Retention & Purge Automation: Automated lifecycle management must be tied to scoping tiers. Tier 3 datasets should be purged on schedule, while Tier 1 records require legal hold capabilities that override automated deletion workflows during active investigations.

By embedding compliance requirements directly into scoping logic, agencies transform lineage tracking from a reactive audit burden into a proactive governance mechanism.

Maintenance & Chain Drift Mitigation

Scoping rules degrade over time if not actively maintained. Pipeline updates, platform migrations, and policy changes frequently introduce chain drift—where lineage records become incomplete, misaligned, or disconnected from their source datasets.

Mitigation requires continuous monitoring and periodic validation. Agencies should implement automated health checks that compare expected lineage depth against actual captured metadata. Discrepancies should be flagged for steward review before they compound into audit failures. Additionally, version-controlling scoping configuration files (e.g., YAML or JSON policy manifests) ensures that rule changes are tracked, reviewed, and rolled back if necessary.
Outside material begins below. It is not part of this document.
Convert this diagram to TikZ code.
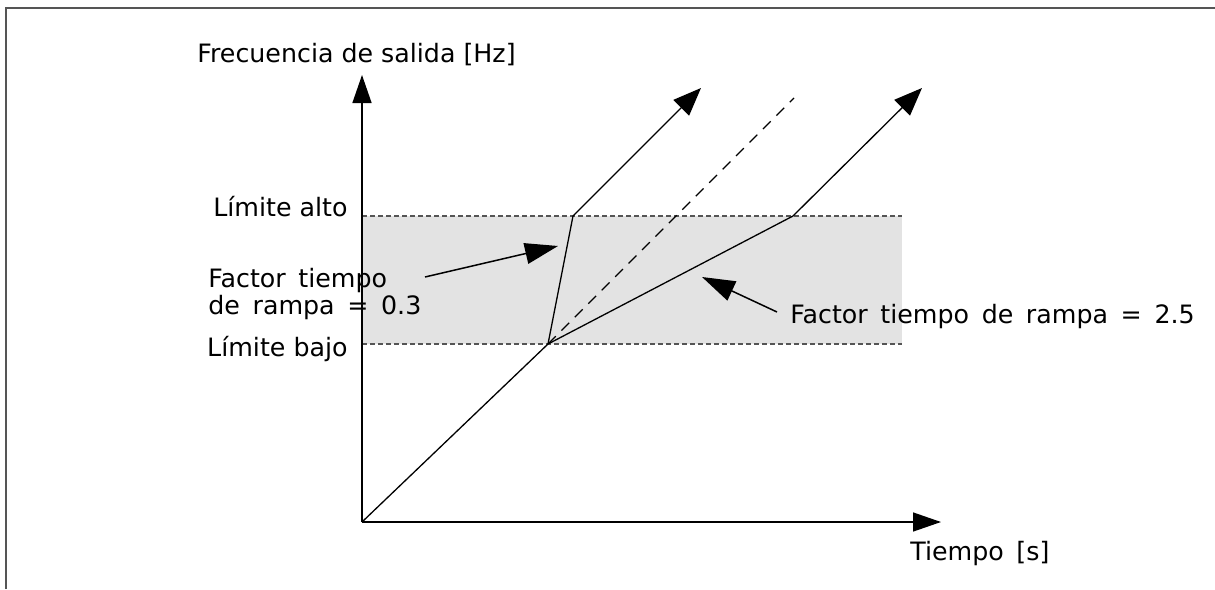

Regular training for data stewards and engineers is equally critical. Scoping policies must be documented in accessible playbooks, and new team members should complete lineage onboarding before gaining write access to production geospatial pipelines.

Conclusion

Lineage scoping rules for agencies are the structural backbone of modern geospatial governance. By implementing tiered classification, automating enforcement through Python middleware, and aligning with recognized compliance frameworks, organizations can maintain complete, auditable data histories without sacrificing system performance. The key to long-term success lies in treating scoping as a living control plane—continuously validated, securely enforced, and tightly integrated into the daily workflows of data stewards and engineers. When executed correctly, these rules transform geospatial lineage from a compliance liability into a strategic asset.